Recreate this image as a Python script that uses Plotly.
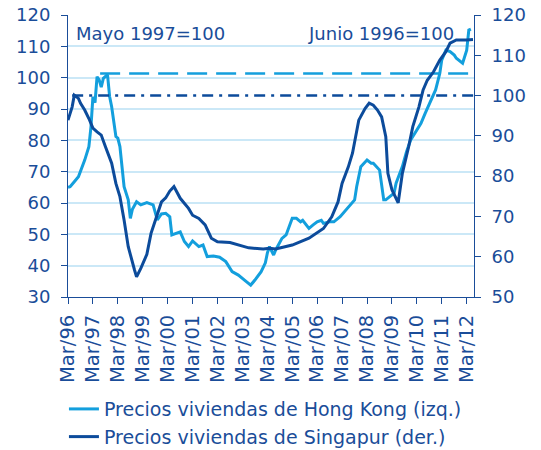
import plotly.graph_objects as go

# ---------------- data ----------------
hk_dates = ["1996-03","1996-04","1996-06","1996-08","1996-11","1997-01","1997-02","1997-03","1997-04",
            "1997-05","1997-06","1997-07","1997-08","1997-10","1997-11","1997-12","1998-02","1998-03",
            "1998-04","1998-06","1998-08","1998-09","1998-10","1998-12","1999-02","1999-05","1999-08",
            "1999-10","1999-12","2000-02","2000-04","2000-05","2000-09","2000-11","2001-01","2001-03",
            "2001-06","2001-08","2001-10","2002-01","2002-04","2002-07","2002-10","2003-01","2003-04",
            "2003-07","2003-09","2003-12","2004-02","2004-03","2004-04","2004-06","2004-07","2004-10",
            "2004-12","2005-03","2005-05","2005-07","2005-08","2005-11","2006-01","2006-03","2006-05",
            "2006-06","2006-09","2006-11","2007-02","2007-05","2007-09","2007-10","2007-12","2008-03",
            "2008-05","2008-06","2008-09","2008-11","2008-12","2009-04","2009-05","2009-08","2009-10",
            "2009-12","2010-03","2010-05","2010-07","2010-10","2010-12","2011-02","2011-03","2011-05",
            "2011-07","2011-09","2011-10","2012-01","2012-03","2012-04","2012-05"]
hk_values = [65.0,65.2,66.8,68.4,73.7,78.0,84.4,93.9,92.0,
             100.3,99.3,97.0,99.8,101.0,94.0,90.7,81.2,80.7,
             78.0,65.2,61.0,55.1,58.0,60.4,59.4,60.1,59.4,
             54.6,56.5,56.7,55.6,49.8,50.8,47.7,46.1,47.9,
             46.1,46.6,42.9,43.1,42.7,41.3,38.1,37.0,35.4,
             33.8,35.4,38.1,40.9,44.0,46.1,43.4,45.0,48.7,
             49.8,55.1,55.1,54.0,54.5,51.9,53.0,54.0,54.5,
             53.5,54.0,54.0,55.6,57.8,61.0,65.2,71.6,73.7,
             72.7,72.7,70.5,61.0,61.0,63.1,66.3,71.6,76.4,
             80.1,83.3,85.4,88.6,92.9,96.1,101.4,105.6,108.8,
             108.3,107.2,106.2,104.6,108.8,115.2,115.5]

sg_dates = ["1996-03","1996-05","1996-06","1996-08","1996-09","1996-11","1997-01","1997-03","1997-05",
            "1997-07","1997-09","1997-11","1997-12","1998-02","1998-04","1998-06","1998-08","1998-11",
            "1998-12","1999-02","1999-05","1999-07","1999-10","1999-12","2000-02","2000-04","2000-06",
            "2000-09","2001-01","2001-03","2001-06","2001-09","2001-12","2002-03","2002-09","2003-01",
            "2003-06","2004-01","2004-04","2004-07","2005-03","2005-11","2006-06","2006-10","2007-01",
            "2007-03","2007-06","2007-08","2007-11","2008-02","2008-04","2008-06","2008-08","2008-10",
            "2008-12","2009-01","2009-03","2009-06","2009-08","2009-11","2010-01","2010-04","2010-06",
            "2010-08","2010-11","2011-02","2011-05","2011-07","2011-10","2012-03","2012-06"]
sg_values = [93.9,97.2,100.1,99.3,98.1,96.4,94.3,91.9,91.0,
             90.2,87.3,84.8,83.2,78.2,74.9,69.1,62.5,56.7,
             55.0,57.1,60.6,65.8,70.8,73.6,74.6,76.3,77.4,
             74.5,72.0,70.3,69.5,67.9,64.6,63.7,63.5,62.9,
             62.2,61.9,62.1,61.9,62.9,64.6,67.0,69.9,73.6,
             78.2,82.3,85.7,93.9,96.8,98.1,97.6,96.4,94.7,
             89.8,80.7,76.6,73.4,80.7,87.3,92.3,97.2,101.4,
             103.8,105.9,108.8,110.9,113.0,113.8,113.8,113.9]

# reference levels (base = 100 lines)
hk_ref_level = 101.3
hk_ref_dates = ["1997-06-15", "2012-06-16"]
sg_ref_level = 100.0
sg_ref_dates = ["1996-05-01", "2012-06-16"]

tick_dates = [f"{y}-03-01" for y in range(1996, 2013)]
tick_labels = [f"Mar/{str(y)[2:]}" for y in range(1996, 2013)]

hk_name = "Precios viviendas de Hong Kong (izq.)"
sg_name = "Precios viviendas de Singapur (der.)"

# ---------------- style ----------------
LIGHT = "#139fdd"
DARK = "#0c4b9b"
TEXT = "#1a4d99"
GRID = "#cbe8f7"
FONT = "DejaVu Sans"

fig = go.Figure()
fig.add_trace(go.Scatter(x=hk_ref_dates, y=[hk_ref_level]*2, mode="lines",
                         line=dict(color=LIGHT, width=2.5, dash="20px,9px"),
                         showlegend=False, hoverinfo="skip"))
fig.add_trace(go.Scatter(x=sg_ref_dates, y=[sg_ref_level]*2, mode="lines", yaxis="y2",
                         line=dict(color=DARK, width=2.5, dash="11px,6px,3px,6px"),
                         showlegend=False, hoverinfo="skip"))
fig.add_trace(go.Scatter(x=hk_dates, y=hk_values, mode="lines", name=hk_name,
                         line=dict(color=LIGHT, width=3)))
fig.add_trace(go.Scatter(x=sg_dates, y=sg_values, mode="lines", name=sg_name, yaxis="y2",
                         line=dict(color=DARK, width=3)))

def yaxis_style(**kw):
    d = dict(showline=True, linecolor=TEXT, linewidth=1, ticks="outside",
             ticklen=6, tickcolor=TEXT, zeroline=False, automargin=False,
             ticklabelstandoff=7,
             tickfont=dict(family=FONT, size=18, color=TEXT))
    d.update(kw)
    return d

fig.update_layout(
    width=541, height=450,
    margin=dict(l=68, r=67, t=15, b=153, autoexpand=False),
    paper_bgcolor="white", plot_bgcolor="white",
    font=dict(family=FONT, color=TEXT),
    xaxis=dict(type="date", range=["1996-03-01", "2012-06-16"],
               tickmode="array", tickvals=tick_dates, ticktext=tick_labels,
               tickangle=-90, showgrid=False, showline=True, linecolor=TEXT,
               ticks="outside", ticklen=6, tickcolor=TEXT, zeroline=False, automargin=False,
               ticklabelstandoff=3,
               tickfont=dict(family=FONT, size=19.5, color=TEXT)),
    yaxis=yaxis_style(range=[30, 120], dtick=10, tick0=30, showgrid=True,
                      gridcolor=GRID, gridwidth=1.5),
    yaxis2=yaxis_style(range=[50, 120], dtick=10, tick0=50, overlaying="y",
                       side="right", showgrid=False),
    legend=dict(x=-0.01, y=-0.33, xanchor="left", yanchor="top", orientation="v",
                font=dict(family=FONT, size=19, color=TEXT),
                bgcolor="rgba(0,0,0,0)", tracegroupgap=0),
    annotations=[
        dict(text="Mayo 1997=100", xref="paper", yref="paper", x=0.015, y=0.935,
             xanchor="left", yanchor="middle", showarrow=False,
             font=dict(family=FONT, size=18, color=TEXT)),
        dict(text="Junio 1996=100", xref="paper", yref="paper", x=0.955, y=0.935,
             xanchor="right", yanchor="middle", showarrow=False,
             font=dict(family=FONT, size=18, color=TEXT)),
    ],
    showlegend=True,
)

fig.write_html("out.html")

○ ○ ○ ○

Exercise directions: Go from the first line of the data above to the line containing "108.3,107.2,106.2,104.6,108.8,115.2,115.5]" and retype exactly those lines, both included, but none of the pictures.

Exercise answer:
Recreate this image as a Python script that uses Plotly.
import plotly.graph_objects as go

# ---------------- data ----------------
hk_dates = ["1996-03","1996-04","1996-06","1996-08","1996-11","1997-01","1997-02","1997-03","1997-04",
            "1997-05","1997-06","1997-07","1997-08","1997-10","1997-11","1997-12","1998-02","1998-03",
            "1998-04","1998-06","1998-08","1998-09","1998-10","1998-12","1999-02","1999-05","1999-08",
            "1999-10","1999-12","2000-02","2000-04","2000-05","2000-09","2000-11","2001-01","2001-03",
            "2001-06","2001-08","2001-10","2002-01","2002-04","2002-07","2002-10","2003-01","2003-04",
            "2003-07","2003-09","2003-12","2004-02","2004-03","2004-04","2004-06","2004-07","2004-10",
            "2004-12","2005-03","2005-05","2005-07","2005-08","2005-11","2006-01","2006-03","2006-05",
            "2006-06","2006-09","2006-11","2007-02","2007-05","2007-09","2007-10","2007-12","2008-03",
            "2008-05","2008-06","2008-09","2008-11","2008-12","2009-04","2009-05","2009-08","2009-10",
            "2009-12","2010-03","2010-05","2010-07","2010-10","2010-12","2011-02","2011-03","2011-05",
            "2011-07","2011-09","2011-10","2012-01","2012-03","2012-04","2012-05"]
hk_values = [65.0,65.2,66.8,68.4,73.7,78.0,84.4,93.9,92.0,
             100.3,99.3,97.0,99.8,101.0,94.0,90.7,81.2,80.7,
             78.0,65.2,61.0,55.1,58.0,60.4,59.4,60.1,59.4,
             54.6,56.5,56.7,55.6,49.8,50.8,47.7,46.1,47.9,
             46.1,46.6,42.9,43.1,42.7,41.3,38.1,37.0,35.4,
             33.8,35.4,38.1,40.9,44.0,46.1,43.4,45.0,48.7,
             49.8,55.1,55.1,54.0,54.5,51.9,53.0,54.0,54.5,
             53.5,54.0,54.0,55.6,57.8,61.0,65.2,71.6,73.7,
             72.7,72.7,70.5,61.0,61.0,63.1,66.3,71.6,76.4,
             80.1,83.3,85.4,88.6,92.9,96.1,101.4,105.6,108.8,
             108.3,107.2,106.2,104.6,108.8,115.2,115.5]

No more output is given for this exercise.